Renouncing my activism
Over Christmas break in 1996, I made a decision that would change my life. Or, if not my life, at least my lifestyle.
I stopped eating meat. Just like that. Boom. Cold turkey, if you’ll excuse the pun.
Now, twelve years later, I’m ready to go back.
When you look at it, I guess I’m just growing weary of vegetarianism. But after over a decade of meatlessness, how does a lapsing vegetarian quit?
I was once a fervent vegetarian. I was good at it, you could say, eschewing meat as if I had never eaten it. I began with a fire in my belly – I was going to show the world what I could do, how punk I could be, how different and socially responsible I could be.
I was a minor activist. It was all I had in the realm of punk culture. Sure, I was in a band and I listened to lots of Bad Religion, but I was a poseur in every sense of the word. After all, I washed my hair and liked my parents and refrained from getting tattoos of the Operation Ivy dancer. But being a vegetarian was my way of saying, “I’m different, and I care.”
My first test was at a fast food establishment. My second test was explaining why I was doing it. That second test has lasted since then.
Which leads me to today. I no longer have any reasons. I’m just plugging along, shunning meat because that’s just what I’ve always done. Because it’s who I am. Because it’s been so long, because I don’t want to explain it to everyone again.
The stage was set five years ago, on my honeymoon in New Orleans. Knowing our proximity, and trusting the advice of our parents, Kerrie (who has been a vegetarian for 12 years as well) and I toasted our newfound union by eating seafood – the first meat-stuff we had consumed since high school. It was tasty, and just like that we moved from strict vegetarians to vegetarians who happen to eat fish and seafood.

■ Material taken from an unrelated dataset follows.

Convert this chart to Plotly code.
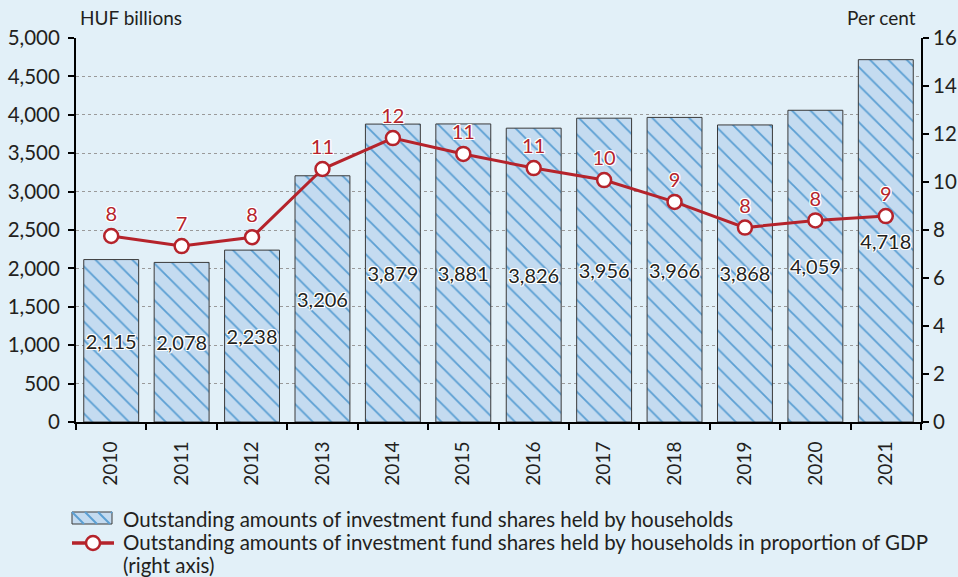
import plotly.graph_objects as go

years = ["2010", "2011", "2012", "2013", "2014", "2015", "2016", "2017", "2018", "2019", "2020", "2021"]
amounts = [2115, 2078, 2238, 3206, 3879, 3881, 3826, 3956, 3966, 3868, 4059, 4718]
gdp_share = [7.75, 7.33, 7.7, 10.54, 11.83, 11.17, 10.58, 10.08, 9.17, 8.1, 8.4, 8.58]
gdp_labels = ["8", "7", "8", "11", "12", "11", "11", "10", "9", "8", "8", "9"]

bar_name = "Outstanding amounts of investment fund shares held by households"
line_name_1 = "Outstanding amounts of investment fund shares held by households in proportion of GDP"
line_name_2 = "(right axis)"

FONT = "Lato"
TXT = "#231f20"
BG = "#e2f0f8"
RED = "#b5232b"
BAR_BG = "#c4dbf0"
BAR_FG = "#5b9fd3"
HALO = ("1px 1px 0px white, -1px -1px 0px white, 1px -1px 0px white, -1px 1px 0px white, "
        "0px 1px 0px white, 0px -1px 0px white, 1px 0px 0px white, -1px 0px 0px white")

W, H = 958, 577
ML, MR, MT, MB = 76, 37, 38, 155
PW, PH = W - ML - MR, H - MT - MB


def px(x):
    return (x - ML) / PW


def py(y):
    return (H - MB - y) / PH


fig = go.Figure()
fig.add_trace(go.Bar(
    x=years, y=amounts, name=bar_name,
    text=[f"{v:,}" for v in amounts],
    textposition="inside", insidetextanchor="middle", constraintext="none", textangle=0,
    textfont=dict(family=FONT, size=20, color=TXT, shadow=HALO),
    marker=dict(
        color=BAR_BG,
        line=dict(color="#3a3a3a", width=1),
        pattern=dict(shape="\\", fgcolor=BAR_FG, bgcolor=BAR_BG, size=13, solidity=0.14, fillmode="replace"),
    ),
    yaxis="y", showlegend=False,
))
fig.add_trace(go.Scatter(
    x=years, y=gdp_share, name=line_name_1, mode="lines+markers+text",
    text=gdp_labels, textposition="top center",
    textfont=dict(family=FONT, size=20, color=RED, shadow=HALO),
    line=dict(color=RED, width=3),
    marker=dict(symbol="circle", size=14, color="white", line=dict(color=RED, width=2.5)),
    yaxis="y2", cliponaxis=False, showlegend=False,
))

# manual legend
shapes = []
lx0, lx1, ly0, ly1 = 72, 112, 512, 524
shapes.append(dict(type="rect", xref="paper", yref="paper", x0=px(lx0), x1=px(lx1), y0=py(ly1), y1=py(ly0),
                   fillcolor=BAR_BG, line=dict(color="#3a3a3a", width=1), layer="above"))
for s in [59, 72, 85, 98, 111]:
    xa, ya, xb, yb = s, ly0, s + (ly1 - ly0), ly1
    if xa < lx0:
        ya += lx0 - xa
        xa = lx0
    if xb > lx1:
        yb -= xb - lx1
        xb = lx1
    if xb > xa and yb > ya:
        shapes.append(dict(type="line", xref="paper", yref="paper", x0=px(xa), y0=py(ya), x1=px(xb), y1=py(yb),
                           line=dict(color=BAR_FG, width=2)))
shapes.append(dict(type="line", xref="paper", yref="paper", x0=px(72), x1=px(114), y0=py(543), y1=py(543),
                   line=dict(color=RED, width=3.5)))
shapes.append(dict(type="circle", xref="paper", yref="paper", x0=px(86), x1=px(100), y0=py(550), y1=py(536),
                   fillcolor="white", line=dict(color=RED, width=2.5)))

annotations = [
    dict(text="HUF billions", xref="paper", yref="paper", x=px(78), y=py(17), xanchor="left",
         yanchor="middle", showarrow=False, font=dict(size=19, color=TXT)),
    dict(text="Per cent", xref="paper", yref="paper", x=px(918), y=py(17), xanchor="right",
         yanchor="middle", showarrow=False, font=dict(size=19, color=TXT)),
]
for t, yy in [(bar_name, 519), (line_name_1, 542), (line_name_2, 565)]:
    annotations.append(dict(text=t, xref="paper", yref="paper", x=px(121), y=py(yy), xanchor="left",
                            yanchor="middle", showarrow=False, font=dict(size=20.5, color=TXT)))

fig.update_layout(
    width=W, height=H,
    paper_bgcolor=BG, plot_bgcolor=BG,
    margin=dict(l=ML, r=MR, t=MT, b=MB, autoexpand=False),
    font=dict(family=FONT, size=20, color=TXT),
    bargap=0.22,
    showlegend=False,
    xaxis=dict(type="category", range=[-0.5, len(years) - 0.5], tickson="boundaries", ticks="outside",
               ticklen=6, tickwidth=2,
               tickcolor="black", showline=True, linecolor="black", linewidth=2, automargin=False,
               tickangle=-90, showgrid=False, tickfont=dict(size=19), ticklabelstandoff=10),
    yaxis=dict(range=[0, 5000], dtick=500, tickformat=",", ticks="outside", ticklen=6, tickwidth=2,
               tickcolor="black", showline=True, linecolor="black", linewidth=2, automargin=False,
               tickfont=dict(size=20.5), ticklabelstandoff=4,
               showgrid=True, gridcolor="#9a9a9a", griddash="dot", gridwidth=1, zeroline=False),
    yaxis2=dict(range=[0, 16], dtick=2, overlaying="y", side="right", ticks="outside", ticklen=6,
                tickwidth=2, tickcolor="black", showline=True, linecolor="black", linewidth=2,
                automargin=False, tickfont=dict(size=20.5), ticklabelstandoff=0,
                showgrid=False, zeroline=False),
    shapes=shapes,
    annotations=annotations,
)

fig.write_html("out.html", config={"displayModeBar": False},
               post_script="document.body.style.margin='0px';")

Looking back, that was probably the beginning of the end for me. I no longer feel a need to save every animal.
I’m ready to give it up. But after 12 years, I find myself scared to do it.
Will my stomach rise up in protest? Will people see me as a waffling who was never behind the cause in the first place? Will I pull what’s left of my hair out trying to explain that, yes, I eat meat now and, no, I don’t need you to congratulate me. (This must be what it feels like to switch political parties, or finally acknowledge a world-changing trend.)
What happens when you finally let go of an ideal that’s defined you for so long? And if I’m willing to give up being a vegetarian – if I’m willing to look nearly 12 years of contented (though passive and not exactly heartfelt) activism and bid it adieu – what does that say about my ability to continue
Is being a vegetarian part of my identity?
If so, why am I so anxious to throw it out?